Für reichlich Gesprächsstoff sorgte außerdem das Schweigen des Sängers Bob Dylan, als er 2016 für den renommierten Literaturnobelpreis nominiert wurde. Er äußerte sich weder öffentlich, noch reagierte er auf Anrufe des Nobelpreis-Komitees. Erst Wochen später brach der Sänger sein Schweigen, ohne ein einziges Wort darüber zu verlieren: Drei Monate später nahm er den Preis an und bekannte: „Ich schätze diese Ehre sehr“.

Mut zum Schweigen

Kommunikation braucht Worte, Zeichen – aber manchmal eben auch Schweigen.

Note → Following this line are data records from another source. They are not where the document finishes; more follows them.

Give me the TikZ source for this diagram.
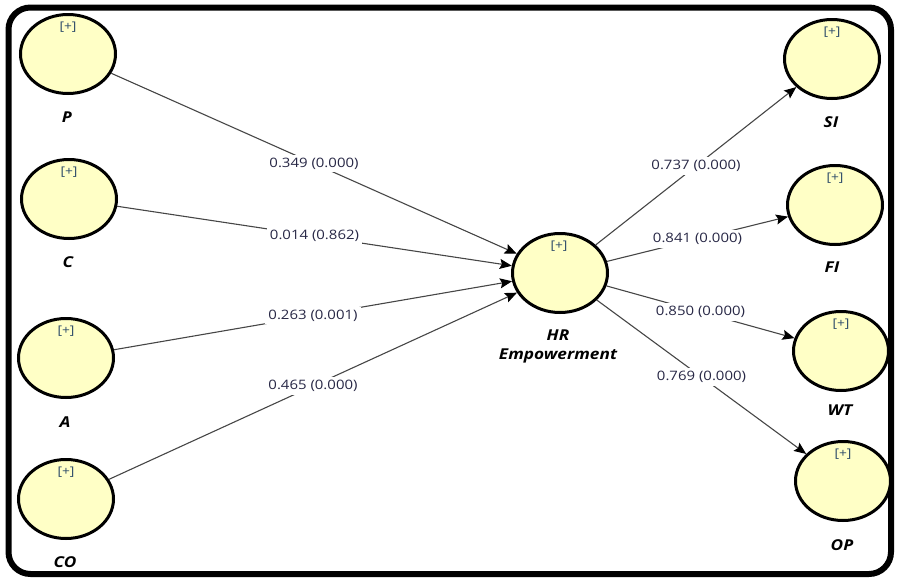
\documentclass[tikz,border=0pt]{standalone}
\usepackage{fontspec}
\setmainfont{Open Sans}[FakeStretch=1.15]
\usetikzlibrary{shapes.geometric,arrows.meta}
\definecolor{lvfill}{RGB}{255,255,198}
\definecolor{plusc}{RGB}{45,75,105}
\definecolor{numc}{RGB}{40,40,70}
\definecolor{linec}{RGB}{70,70,70}
\tikzset{
  lv/.style={ellipse, draw=black, line width=3pt, fill=lvfill, minimum width=95pt, minimum height=79pt, inner sep=0pt},
  plus/.style={text=plusc, font=\fontsize{12}{14}\selectfont, inner sep=0pt},
  lvname/.style={font=\fontsize{15}{19}\selectfont\bfseries\itshape, text=black, inner sep=0pt},
  path/.style={draw=linec, line width=1.1pt, -{Stealth[length=12pt,width=10pt,inset=2pt,color=black]}},
  coef/.style={fill=white, inner sep=3pt, text=numc, font=\fontsize{13}{15}\selectfont, pos=0.5}
}
\begin{document}
\begin{tikzpicture}[x=1pt,y=-1pt]
\useasboundingbox (0,0) rectangle (900,579);
\draw[line width=6pt, rounded corners=22pt] (8.5,7.5) rectangle (891,574);
% latent variables
\node[lv] (P) at (68,54) {};
\node[lv] (C) at (69,199) {};
\node[lv] (A) at (66,358) {};
\node[lv] (CO) at (66,499) {};
\node[lv] (HR) at (560,273) {};
\node[lv] (SI) at (832,59) {};
\node[lv] (FI) at (835,205) {};
\node[lv] (WT) at (841,351) {};
\node[lv] (OP) at (843,481) {};
% [+] markers
\node[plus] (Pp) at (68,27) {[+]};
\node[plus] (Cp) at (69,172) {[+]};
\node[plus] (Ap) at (66,331) {[+]};
\node[plus] (COp) at (66,472) {[+]};
\node[plus] (HRp) at (559,246) {[+]};
\node[plus] (SIp) at (832,32) {[+]};
\node[plus] (FIp) at (835,178) {[+]};
\node[plus] (WTp) at (841,324) {[+]};
\node[plus] (OPp) at (843,454) {[+]};
% names
\node[lvname] (Pn) at (67,117) {P};
\node[lvname] (Cn) at (68,262) {C};
\node[lvname] (An) at (65,422) {A};
\node[lvname] (COn) at (65,562) {CO};
\node[lvname, align=center] (HRn) at (558,346) {HR\\Empowerment};
\node[lvname] (SIn) at (831,122) {SI};
\node[lvname] (FIn) at (832,267) {FI};
\node[lvname] (WTn) at (840,410) {WT};
\node[lvname] (OPn) at (842,545) {OP};
% paths
\draw[path] (P) -- node[coef] (e1) {0.349 (0.000)} (HR);
\draw[path] (C) -- node[coef] (e2) {0.014 (0.862)} (HR);
\draw[path] (A) -- node[coef] (e3) {0.263 (0.001)} (HR);
\draw[path] (CO) -- node[coef] (e4) {0.465 (0.000)} (HR);
\draw[path] (HR) -- node[coef] (e5) {0.737 (0.000)} (SI);
\draw[path] (HR) -- node[coef] (e6) {0.841 (0.000)} (FI);
\draw[path] (HR) -- node[coef] (e7) {0.850 (0.000)} (WT);
\draw[path] (HR) -- node[coef] (e8) {0.769 (0.000)} (OP);
\end{tikzpicture}
\end{document}
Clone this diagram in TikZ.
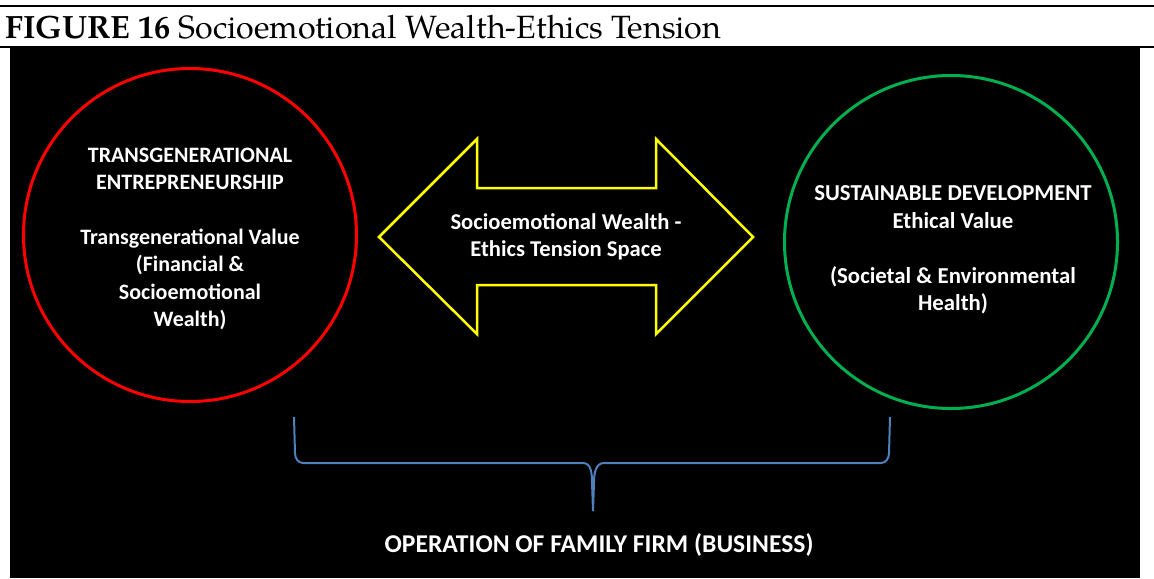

Schweigen kann die Antwort sein. Schweigen erhöht die Aufmerksamkeit. Schweigen setzt Pausen, die den Raum öffnen, den eigenen Gedanken zu lauschen und neue entstehen zu lassen. Schweigen kann die Macht zerstörerischer Formen von Kommunikation aushebeln. Schweigen signalisiert dem und der Gesprächspartner*in: Ich höre dir zu.

Es gibt viele Arten zu reden und viele Arten zu schweigen. Die Kunst liegt darin, sich an der richtigen Stelle für das Passende zu entscheiden.